━━━ Data segment
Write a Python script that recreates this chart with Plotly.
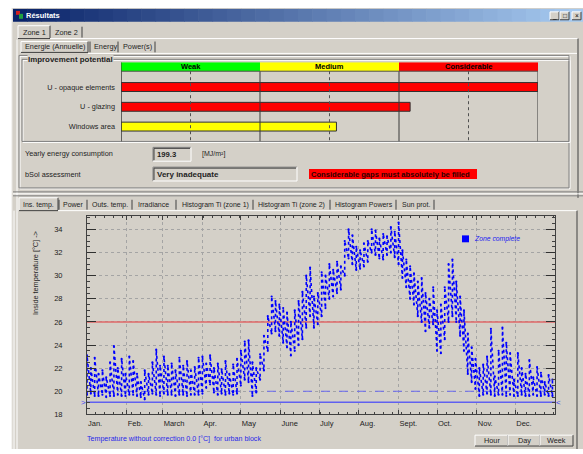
import plotly.graph_objects as go

W, H = 583, 454
BG = "#D4D0C8"
DARK = "#808080"
DARKER = "#404040"
WHITE = "#FFFFFF"
FONT = "Liberation Sans"
TXT = "#1E1E1E"

# ---------------- data ----------------
levels = ["Weak", "Medium", "Considerable"]
level_colors = ["#00FF00", "#FFFF00", "#FF0000"]
criteria = ["U - opaque elements", "U - glazing", "Windows area"]
criteria_score = [3.0, 2.08, 1.55]          # 0-1 weak, 1-2 medium, 2-3 considerable
criteria_colors = ["#FF0000", "#FF0000", "#FFFF00"]
yearly_energy = 199.3
energy_unit = "[MJ/m²]"
assessment = "Very inadequate"
assessment_msg = "Considerable gaps must absolutely be filled"

months = ["Jan.", "Feb.", "March", "Apr.", "May", "June", "July", "Aug.",
          "Sept.", "Oct.", "Nov.", "Dec."]
month_start = [0, 31, 59, 90, 120, 151, 181, 212, 243, 273, 304, 334]
y_ticks = [18, 20, 22, 24, 26, 28, 30, 32, 34]

sample_day = list(range(0, 364, 3))
t_low = [
    19.7, 19.8, 19.6, 19.6, 19.7, 19.5, 19.6, 19.6, 19.7, 19.6, 19.6,
    19.7, 19.7, 19.6, 19.5, 19.3, 19.7, 19.8, 19.7, 19.6,
    19.8, 19.7, 19.7, 19.6, 19.7, 19.7, 19.6, 19.7, 19.7, 19.7,
    19.8, 20.3, 20.6, 19.9, 19.7, 19.8, 19.7, 19.8, 19.7, 19.8,
    20.5, 21.0, 20.8, 19.6, 19.9, 21.0, 21.8, 23.5, 25.0, 25.2, 24.8,
    24.2, 23.8, 23.1, 23.5, 24.0, 24.5, 25.5, 26.5, 25.5, 25.8,
    26.5, 27.2, 28.0, 28.2, 28.5, 28.8, 30.0, 31.5, 31.0, 30.5,
    30.6, 30.8, 31.2, 32.0, 31.8, 31.5, 31.4, 31.8, 32.0, 31.6,
    31.0, 29.8, 29.0, 28.0, 27.5, 26.5, 26.0, 25.2, 25.5, 25.8,
    23.5, 23.3, 24.5, 26.0, 26.5, 26.0, 24.8, 23.5, 21.5, 20.8, 20.2,
    19.6, 19.7, 19.8, 19.7, 19.6, 19.7, 19.7, 19.6, 19.7, 19.6,
    19.6, 19.7, 19.6, 19.6, 19.7, 19.6, 19.6, 19.7, 19.6, 19.6,
]
t_high = [
    23.1, 22.0, 22.9, 21.5, 21.8, 21.2, 22.5, 23.9, 22.0, 22.8, 21.5,
    23.0, 22.6, 21.5, 20.8, 21.8, 21.5, 22.5, 23.6, 22.2,
    23.0, 22.2, 22.4, 21.8, 22.9, 22.2, 22.6, 21.8, 22.1, 22.9,
    23.0, 22.4, 23.1, 22.0, 22.4, 21.9, 22.6, 21.5, 22.3, 22.8,
    23.5, 24.3, 24.4, 22.5, 22.0, 23.2, 24.8, 26.5, 28.2, 27.8, 27.5,
    27.2, 26.8, 26.0, 27.0, 27.8, 28.6, 30.0, 30.7, 28.2, 28.5,
    30.3, 30.0, 31.0, 30.5, 31.2, 30.8, 33.0, 34.0, 33.5, 32.5,
    32.2, 32.8, 33.0, 34.0, 33.9, 33.2, 33.6, 33.4, 34.2, 33.8,
    34.6, 32.2, 31.4, 30.8, 30.2, 29.5, 29.8, 28.5, 28.0, 29.0,
    27.0, 27.5, 29.0, 31.0, 31.4, 29.5, 28.2, 27.0, 25.0, 23.8, 22.8,
    22.0, 22.3, 23.0, 25.4, 21.3, 23.5, 25.5, 24.2, 23.3, 21.0,
    23.3, 22.0, 21.5, 22.7, 21.2, 22.1, 21.6, 20.8, 21.4, 21.0,
]
t_limit_low = 19.05
t_setpoint = 20.0
t_overheat = 26.0
year_days = 365

# ---------------- helpers (UI chrome in pixels) ----------------
shapes, ann = [], []


def X(px):
    return px / W


def Y(py):
    return 1 - py / H


def line(x0, y0, x1, y1, color, width=1, dash=None, layer="below"):
    shapes.append(dict(type="line", xref="paper", yref="paper",
                       x0=X(x0), y0=Y(y0), x1=X(x1), y1=Y(y1),
                       line=dict(color=color, width=width, dash=dash), layer=layer))


def rect(x0, y0, x1, y1, fill, color=None, width=0, layer="below"):
    shapes.append(dict(type="rect", xref="paper", yref="paper",
                       x0=X(x0), y0=Y(y1), x1=X(x1), y1=Y(y0),
                       fillcolor=fill, line=dict(color=color or fill, width=width), layer=layer))


def raised(x0, y0, x1, y1, fill=BG):
    rect(x0, y0, x1, y1, fill)
    line(x0, y0, x1, y0, WHITE)
    line(x0, y0, x0, y1, WHITE)
    line(x0, y1, x1, y1, DARKER)
    line(x1, y0, x1, y1, DARKER)


def sunken(x0, y0, x1, y1, fill=BG):
    rect(x0, y0, x1, y1, fill)
    line(x0, y0, x1, y0, DARK)
    line(x0, y0, x0, y1, DARK)
    line(x0 + 1, y0 + 1, x1 - 1, y0 + 1, DARKER)
    line(x0 + 1, y0 + 1, x0 + 1, y1 - 1, DARKER)
    line(x0, y1, x1, y1, WHITE)
    line(x1, y0, x1, y1, WHITE)


def etched(x0, y0, x1, y1):
    shapes.append(dict(type="rect", xref="paper", yref="paper",
                       x0=X(x0 + 1), y0=Y(y1 + 1), x1=X(x1 + 1), y1=Y(y0 + 1),
                       line=dict(color=WHITE, width=1), layer="below"))
    shapes.append(dict(type="rect", xref="paper", yref="paper",
                       x0=X(x0), y0=Y(y1), x1=X(x1), y1=Y(y0),
                       line=dict(color=DARK, width=1), layer="below"))


def txt(x, y, s, size=7.3, color=TXT, anchor="left", bold=False, italic=False,
        angle=0, bg=None):
    ann.append(dict(xref="paper", yref="paper", x=X(x), y=Y(y),
                    text=("<b>%s</b>" % s) if bold else s, showarrow=False,
                    xanchor=anchor, yanchor="middle", textangle=angle,
                    bgcolor=bg, borderpad=0,
                    font=dict(family=FONT, size=size, color=color,
                              style="italic" if italic else "normal")))


# window background
rect(12, 8, 583, 454, BG)
line(12, 8, 12, 454, "#E8E6E2")

# title bar gradient
n = 40
c0, c1 = (10, 36, 106), (166, 202, 240)
for i in range(n):
    f = i / (n - 1)
    col = "rgb(%d,%d,%d)" % tuple(int(a + (b - a) * f) for a, b in zip(c0, c1))
    rect(13 + i * 570 / n, 9, 13 + (i + 1) * 570 / n + 0.6, 22, col)
rect(16, 11, 20, 15, "#D02020")
rect(19, 14, 23, 19, "#20A040")
txt(25, 15.5, "Résultats", size=7.5, color=WHITE, bold=True)
for bx, glyph in [(550, "_"), (560, "□"), (572, "×")]:
    raised(bx, 12, bx + 9, 20)
    txt(bx + 4.5, 16, glyph, size=6.5, color="black", anchor="center")

# Zone tabs
raised(18, 26, 50, 39)
txt(22, 33, "Zone 1")
txt(54, 33, "Zone 2")
line(82, 27, 82, 38, DARKER)
line(50, 39, 578, 39, WHITE)
line(17, 40, 17, 454, WHITE)
line(578, 39, 578, 200, DARKER)

# Energy tabs
raised(21, 42, 88, 53)
txt(24, 47.5, "Energie (Annuelle)")
line(90, 42, 90, 53, DARKER)
txt(93, 47.5, "Energy")
line(118, 42, 118, 53, DARKER)
txt(122, 47.5, "Power(s)")
line(155, 42, 155, 53, DARKER)
line(88, 54, 577, 54, WHITE)

# frames
etched(19, 56, 569, 190)
etched(22, 60, 569, 143)
txt(27, 60.5, "Improvement potential", size=7.9, bold=True, bg=BG)

# energy consumption / assessment
txt(24, 155, "Yearly energy consumption")
sunken(153, 149, 191, 163)
txt(156, 156, "%.1f" % yearly_energy, size=7.7, bold=True)
txt(201, 156, energy_unit, size=7)
txt(24, 176, "bSol assessment")
sunken(153, 169, 297, 183)
txt(156, 176, assessment, size=8, bold=True)
rect(309, 171, 477, 181, "#FF0000")
txt(310, 176, assessment_msg, size=7.6, bold=True, color="#300000")

# splitter
line(13, 194, 583, 194, DARK)
line(13, 196, 583, 196, WHITE)
line(13, 198, 583, 198, DARK)

# bottom tabs
raised(19, 200, 58, 213)
txt(22, 207, "Ins. temp.", size=7)
tab_items = [(62, "Power", 87), (91, "Outs. temp.", 132), (137, "Irradiance", 176),
             (181, "Histogram Ti (zone 1)", 253), (257, "Histogram Ti (zone 2)", 330),
             (334, "Histogram Powers", 396), (401, "Sun prot.", 434)]
line(59, 202, 59, 212, DARKER)
for tx, label, sep in tab_items:
    txt(tx, 207, label, size=7)
    line(sep, 202, sep, 212, DARKER)
line(58, 213, 577, 213, WHITE)
line(14, 213, 14, 454, WHITE)
line(577, 213, 577, 454, DARKER)

# axis labels / legend / caption
txt(36, 276, "Inside temperature [°C] -&gt;", size=7.3, angle=-90, anchor="center")
rect(462, 238, 469, 245, "#0000FF")
txt(473, 241.5, "Zone complete", size=6.8, color="#2020F0", italic=True)
txt(86, 444, "Temperature without correction 0.0 [°C]&nbsp; for urban block",
    size=7.1, color="#2828E8")
txt(83, 407, "&gt;", size=8, color="#4040F0", anchor="center")
txt(558, 407, "&lt;", size=8, color="#4040F0", anchor="center")

# buttons
for bx0, bx1, lab in [(475, 508, "Hour"), (508, 540, "Day"), (540, 573, "Week")]:
    raised(bx0, 440, bx1, 451)
    txt((bx0 + bx1) / 2, 445.5, lab, size=7.3, anchor="center")

# ---------------- top chart (improvement potential) ----------------
HEADER_Y, ROW_Y = 67.5, [88, 108, 128]
fig = go.Figure()
fig.add_trace(go.Bar(y=[HEADER_Y] * len(levels), x=[1] * len(levels),
                     base=list(range(len(levels))), orientation="h", width=9,
                     marker=dict(color=level_colors, line=dict(width=0)),
                     xaxis="x2", yaxis="y2", hoverinfo="skip"))
fig.add_trace(go.Bar(y=ROW_Y, x=criteria_score, base=0, orientation="h", width=9,
                     marker=dict(color=criteria_colors, line=dict(color="#303030", width=1)),
                     xaxis="x2", yaxis="y2"))
for i, lev in enumerate(levels):
    ann.append(dict(xref="x2", yref="y2", x=i + 0.5, y=HEADER_Y, text="<b>%s</b>" % lev,
                    showarrow=False, font=dict(family=FONT, size=7.5, color="black")))
for k in range(7):
    v = k * 0.5
    shapes.append(dict(type="line", xref="x2", yref="y2", x0=v, x1=v, y0=72, y1=143,
                       line=dict(color="#383838" if k % 2 == 0 else "#505050", width=1,
                                 dash=None if k % 2 == 0 else "dot"), layer="above"))
shapes.append(dict(type="line", xref="x2", yref="y2", x0=0, x1=3, y0=72, y1=72,
                   line=dict(color="#505050", width=1), layer="above"))
shapes.append(dict(type="line", xref="x2", yref="y2", x0=0, x1=0, y0=63, y1=143,
                   line=dict(color="#383838", width=1), layer="above"))

# ---------------- bottom chart (inside temperature) ----------------
# daily swing: low -> high for each sample, chained in time order
xs, ys = [], []
for d, lo, hi in zip(sample_day, t_low, t_high):
    xs += [d, d]
    ys += [lo, hi]
fig.add_trace(go.Scatter(x=[0, year_days], y=[t_overheat] * 2, mode="lines",
                         line=dict(color="#E06868", width=1.5), hoverinfo="skip"))
fig.add_trace(go.Scatter(x=[0, year_days], y=[t_setpoint] * 2, mode="lines",
                         line=dict(color="#6A6AF0", width=1.2, dash="dash"), hoverinfo="skip"))
fig.add_trace(go.Scatter(x=[0, year_days], y=[t_limit_low] * 2, mode="lines",
                         line=dict(color="#6060F0", width=1.6), hoverinfo="skip"))
fig.add_trace(go.Scatter(x=xs, y=ys, mode="lines+markers", name="Zone complete",
                         line=dict(color="#0000FF", width=1.6, dash="dot"),
                         marker=dict(size=2.2, color="#0000FF")))

tickfont = dict(family=FONT, size=7.5, color="#222222")
fig.update_layout(
    width=W, height=H, autosize=False, margin=dict(l=0, r=0, t=0, b=0),
    paper_bgcolor="white", plot_bgcolor=BG, showlegend=False,
    font=dict(family=FONT), barmode="overlay",
    xaxis=dict(domain=[X(87), X(555)], range=[0, year_days], anchor="y",
               tickmode="array", tickvals=month_start, ticktext=months,
               ticks="inside", ticklen=4, tickcolor=DARKER,
               showline=True, linecolor=DARKER, linewidth=1, mirror="ticks",
               showgrid=True, gridcolor="#A4A4A4", griddash="dot", gridwidth=1,
               zeroline=False, tickfont=tickfont, ticklabelposition="outside right",
               ticklabelstandoff=2,
               minor=dict(tickmode="linear", tick0=0, dtick=7, ticks="inside",
                          ticklen=2.5, tickcolor=DARKER, showgrid=False)),
    yaxis=dict(domain=[Y(419), Y(218)], range=[18, 35.2], anchor="x",
               tickmode="array", tickvals=y_ticks,
               ticks="inside", ticklen=9, tickcolor="#303030",
               showline=True, linecolor=DARKER, linewidth=1, mirror="ticks",
               showgrid=True, gridcolor="#A4A4A4", griddash="dot", gridwidth=1,
               zeroline=False, tickfont=tickfont, ticklabelstandoff=22,
               minor=dict(tickmode="linear", tick0=18, dtick=0.5, ticks="inside",
                          ticklen=3, tickcolor=DARKER, showgrid=False)),
    xaxis2=dict(domain=[X(121), X(538)], range=[0, 3], anchor="y2", visible=False),
    yaxis2=dict(domain=[Y(143), Y(63)], range=[143, 63], anchor="x2",
                tickmode="array", tickvals=ROW_Y, ticktext=criteria, ticks="",
                showline=False, showgrid=False, zeroline=False,
                tickfont=dict(family=FONT, size=7.3, color=TXT), ticklabelstandoff=5),
    shapes=shapes, annotations=ann,
)

fig.write_html("out.html", config={"displayModeBar": False},
               post_script="document.body.style.margin='0';")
━━━━━━
__Written exercise__: Go from the first line of the data above to the line containing "y_ticks = [18, 20, 22, 24, 26, 28, 30, 32, 34]" and retype exactly those lines, both included, but none of the pictures.

__Worked answer__:
Write a Python script that recreates this chart with Plotly.
import plotly.graph_objects as go

W, H = 583, 454
BG = "#D4D0C8"
DARK = "#808080"
DARKER = "#404040"
WHITE = "#FFFFFF"
FONT = "Liberation Sans"
TXT = "#1E1E1E"

# ---------------- data ----------------
levels = ["Weak", "Medium", "Considerable"]
level_colors = ["#00FF00", "#FFFF00", "#FF0000"]
criteria = ["U - opaque elements", "U - glazing", "Windows area"]
criteria_score = [3.0, 2.08, 1.55]          # 0-1 weak, 1-2 medium, 2-3 considerable
criteria_colors = ["#FF0000", "#FF0000", "#FFFF00"]
yearly_energy = 199.3
energy_unit = "[MJ/m²]"
assessment = "Very inadequate"
assessment_msg = "Considerable gaps must absolutely be filled"

months = ["Jan.", "Feb.", "March", "Apr.", "May", "June", "July", "Aug.",
          "Sept.", "Oct.", "Nov.", "Dec."]
month_start = [0, 31, 59, 90, 120, 151, 181, 212, 243, 273, 304, 334]
y_ticks = [18, 20, 22, 24, 26, 28, 30, 32, 34]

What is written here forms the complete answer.